Vous n'êtes pas sans savoir que notre pays est en train de débattre très largement sur de nombreux sujets, et il est vrai que, parmi ces sujets, revient souvent celui de la taxation du kérosène, même si on peut penser que la décision de le taxer nous rendrait moins compétitifs que nos voisins européens. Notre majorité a fait voter, il n'y a pas très longtemps, l'arrêt de la recherche et de l'exploitation des hydrocarbures en France. Cela ne résout pas tout le problème, mais nous voulions montrer l'exemple. Pourquoi ne pas le faire aussi s'agissant de la taxation du kérosène ? Si vous ne partagez pas cet avis, pensez-vous qu'il faille plutôt défendre la taxation au niveau européen, voire, à travers la Conférence des parties (COP), au niveau mondial ?

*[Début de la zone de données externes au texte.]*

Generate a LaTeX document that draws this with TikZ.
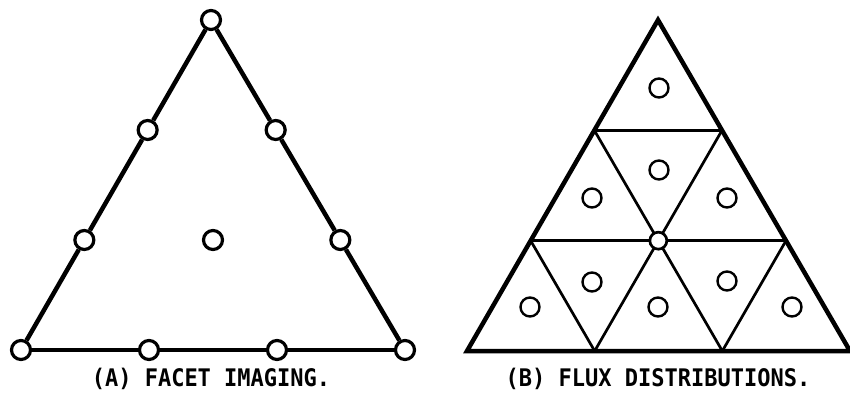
\documentclass[tikz,border=0pt]{standalone}
\usepackage{fontspec}
\setmonofont{DejaVu Sans Mono}
\usetikzlibrary{positioning, calc}
\tikzset{
  ring/.style={circle, draw=black, fill=white, line width=3.2pt, minimum size=19pt, inner sep=0pt},
  spot/.style={circle, draw=black, fill=white, line width=2.4pt, minimum size=19pt, inner sep=0pt},
  rim/.style={line width=4.5pt, line join=miter},
  web/.style={line width=2.7pt},
  captext/.style={font=\ttfamily\bfseries\fontsize{22}{24}\selectfont, yscale=1.1}
}
\begin{document}
\begin{tikzpicture}[x=1pt, y=-1pt]
  \useasboundingbox (0,0) rectangle (850,395);

  % (A) facet imaging
  \node (a1) [ring] at (21,350) {};
  \node (a2) [ring] at (211,20) {};
  \node (a3) [ring] at (405,350) {};
  \node (l1) [ring] at ($(a1)!1/3!(a2)$) {};
  \node (l2) [ring] at ($(a1)!2/3!(a2)$) {};
  \node (r1) [ring] at ($(a3)!1/3!(a2)$) {};
  \node (r2) [ring] at ($(a3)!2/3!(a2)$) {};
  \node (b1) [ring] at ($(a1)!1/3!(a3)$) {};
  \node (b2) [ring] at ($(a1)!2/3!(a3)$) {};
  \node (mid) [ring] at (213,240) {};

  \draw [rim] (a1) -- (l1) -- (l2) -- (a2);
  \draw [rim] (a2) -- (r2) -- (r1) -- (a3);
  \draw [rim] (a3) -- (b2) -- (b1) -- (a1);

  \node (capA) [captext] at (211,379) {(A) FACET IMAGING.};

  % (B) flux distributions
  \coordinate (p1) at (467,351);
  \coordinate (p2) at (658,20);
  \coordinate (p3) at (850,351);
  \coordinate (lA) at ($(p1)!1/3!(p2)$);
  \coordinate (lB) at ($(p1)!2/3!(p2)$);
  \coordinate (rA) at ($(p3)!1/3!(p2)$);
  \coordinate (rB) at ($(p3)!2/3!(p2)$);
  \coordinate (bA) at ($(p1)!1/3!(p3)$);
  \coordinate (bB) at ($(p1)!2/3!(p3)$);

  \draw [web] (lA) -- (rA);
  \draw [web] (lB) -- (rB);
  \draw [web] (bA) -- (rB);
  \draw [web] (bB) -- (rA);
  \draw [web] (bB) -- (lB);
  \draw [web] (bA) -- (lA);
  \draw [rim] (p1) -- (p2) -- (p3) -- cycle;

  \node (hub) [ring, line width=2.7pt, minimum size=17pt] at ($(lA)!0.5!(rA)$) {};

  \node (s1) [spot] at (659,88) {};
  \node (s2) [spot] at (592,198) {};
  \node (s3) [spot] at (659,170) {};
  \node (s4) [spot] at (727,198) {};
  \node (s5) [spot] at (530,307) {};
  \node (s6) [spot] at (592,282) {};
  \node (s7) [spot] at (658,307) {};
  \node (s8) [spot] at (727,281) {};
  \node (s9) [spot] at (792,307) {};

  \node (capB) [captext] at (658,379) {(B) FLUX DISTRIBUTIONS.};
\end{tikzpicture}
\end{document}
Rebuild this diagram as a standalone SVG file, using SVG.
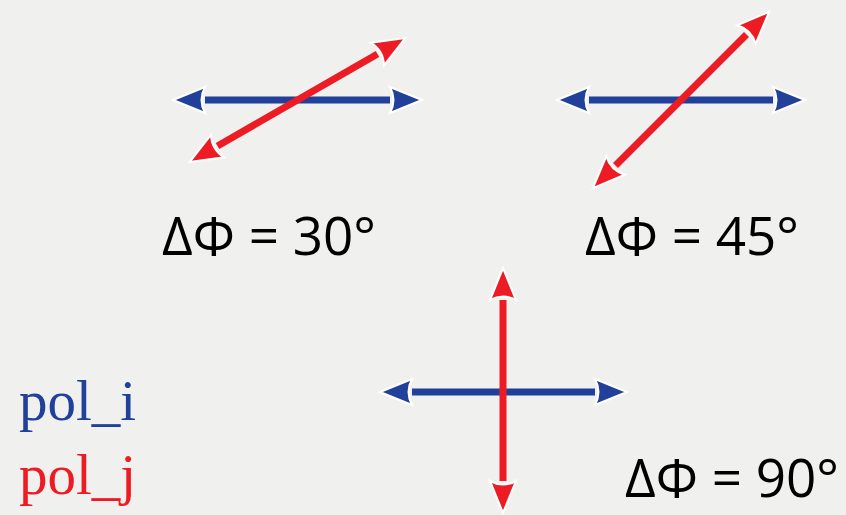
<svg xmlns="http://www.w3.org/2000/svg" width="846" height="515" viewBox="0 0 846 515">
<style>
.blue{stroke:#21409a;stroke-width:7;fill:none}
.red{stroke:#ed1c24;stroke-width:7;fill:none}
.lbl{font-family:"Open Sans","Liberation Sans",sans-serif;font-size:53px;fill:#000}
.pol{font-family:"Liberation Serif","DejaVu Serif",serif;font-size:57px}
</style>
<defs>
<marker id="hb" markerUnits="userSpaceOnUse" orient="auto-start-reverse" refX="0" refY="0" markerWidth="40" markerHeight="32" overflow="visible">
<path d="M32,0 L0,-13 Q7,0 0,13 Z" fill="#21409a" stroke="#fff" stroke-width="2"/>
</marker>
<marker id="hr" markerUnits="userSpaceOnUse" orient="auto-start-reverse" refX="0" refY="0" markerWidth="40" markerHeight="32" overflow="visible">
<path d="M32,0 L0,-13 Q7,0 0,13 Z" fill="#ed1c24" stroke="#fff" stroke-width="2"/>
</marker>
</defs>
<rect width="846" height="515" fill="#f0f0ef"/>
<g id="connectors">
<line class="blue" x1="205" y1="100" x2="390" y2="100" marker-start="url(#hb)" marker-end="url(#hb)"/>
<line class="red" x1="217.5" y1="146" x2="377.5" y2="54" marker-start="url(#hr)" marker-end="url(#hr)"/>
<line class="blue" x1="589" y1="100" x2="773" y2="100" marker-start="url(#hb)" marker-end="url(#hb)"/>
<line class="red" x1="615.5" y1="165.5" x2="746.5" y2="34.5" marker-start="url(#hr)" marker-end="url(#hr)"/>
<line class="blue" x1="412" y1="392" x2="595" y2="392" marker-start="url(#hb)" marker-end="url(#hb)"/>
<line class="red" x1="503" y1="481" x2="503" y2="300" marker-start="url(#hr)" marker-end="url(#hr)"/>
</g>
<g id="label30"><text class="lbl" x="162" y="255">ΔΦ = 30°</text></g>
<g id="label45"><text class="lbl" x="585" y="255">ΔΦ = 45°</text></g>
<g id="label90"><text class="lbl" x="625" y="497">ΔΦ = 90°</text></g>
<g id="legend">
<text class="pol" x="19" y="420" fill="#21409a">pol_i</text>
<text class="pol" x="19" y="494" fill="#ed1c24">pol_j</text>
</g>
</svg>
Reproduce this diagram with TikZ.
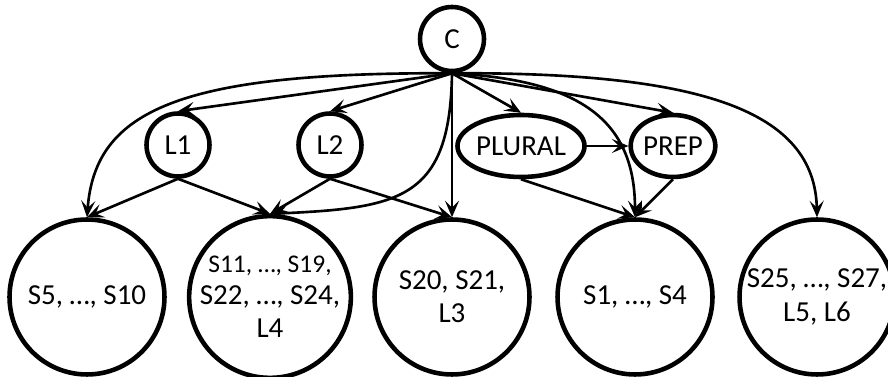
\documentclass[tikz,border=0pt]{standalone}
\usepackage{fontspec}
\setmainfont{Carlito}
\usetikzlibrary{arrows.meta,shapes.geometric}
\begin{document}
\begin{tikzpicture}[x=0.02cm,y=-0.02cm,
    var/.style={draw,line width=2.6pt,circle,minimum size=1.26cm,inner sep=0pt,font=\fontsize{16.5}{20}\selectfont},
    ell/.style={draw,line width=2.6pt,ellipse,minimum height=1.24cm,inner sep=0pt,font=\fontsize{16.5}{20}\selectfont},
    group/.style={draw,line width=2.6pt,circle,minimum size=3.1cm,inner sep=0pt,align=center,font=\fontsize{16.5}{19}\selectfont},
    edge/.style={line width=1.5pt,-{Stealth[length=3.3mm,width=2.8mm,inset=1.4mm]}}]
  \useasboundingbox (0,0) rectangle (888,377);
  \node[var,minimum size=1.28cm] (C) at (452,39) {C};
  \node[var] (L1) at (178,145) {L1};
  \node[var] (L2) at (330,145) {L2};
  \node[ell,minimum width=2.18cm] (PLURAL) at (521,146) {PLURAL};
  \node[ell,minimum width=1.6cm] (PREP) at (673,146) {PREP};
  \node[group] (A) at (87,297) {S5, …, S10};
  \node[group] (B) at (270,297) {{\fontsize{14.5}{17}\selectfont S11, …, S19,}\\[-1pt]S22, …, S24,\\L4};
  \node[group] (D) at (452,297) {S20, S21,\\L3};
  \node[group] (E) at (635,297) {S1, …, S4};
  \node[group] (F) at (817,297) {S25, …, S27,\\L5, L6};
  \draw[edge] (C.south) -- (L1.north);
  \draw[edge] (C.south) -- (L2.north);
  \draw[edge] (C.south) -- (PLURAL.north);
  \draw[edge] (C.south) -- (PREP.north);
  \draw[edge] (C.south) -- (D.north);
  \draw[edge] (C.south) .. controls (180,72) and (95,110) .. (A.north);
  \draw[edge] (C.south) .. controls (450,200) and (400,208) .. (B.north);
  \draw[edge] (C.south) .. controls (580,80) and (635,120) .. (E.north);
  \draw[edge] (C.south) .. controls (700,72) and (815,110) .. (F.north);
  \draw[edge] (L1.south) -- (A.north);
  \draw[edge] (L1.south) -- (B.north);
  \draw[edge] (L2.south) -- (B.north);
  \draw[edge] (L2.south) -- (D.north);
  \draw[edge] (PLURAL.east) -- (PREP.west);
  \draw[edge] (PLURAL.south) -- (E.north);
  \draw[edge] (PREP.south) -- (E.north);
\end{tikzpicture}
\end{document}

(Interprétation de l'anglais.) Effectivement, monsieur Loïc Dombreval, le développement de Nice – comme de toute la Côte d'Azur – est vraiment impressionnant. C'est une partie très importante de notre réseau. Comme vous le savez, la concurrence est très vive à Nice ; elle est probablement sans égale dans la région. Nous cherchons tous des stratégies pour mieux desservir la plateforme de Nice. La desserte par Air France et par Transavia est actuellement limitée, et nous réduisons les opérations de Hop !. Cela ne veut pas dire, bien entendu, que Nice ne nous intéresse pas ; simplement, notre modèle ne nous permet pas d'opérer de façon rentable à partir de cette plateforme. Il existe des possibilités d'atteindre l'Amérique du Nord, notamment grâce à la compagnie Delta, avec laquelle nous sommes liés par un joint-venture transatlantique. Nous participons donc aux vols transatlantiques au départ de Nice, mais d'une autre manière.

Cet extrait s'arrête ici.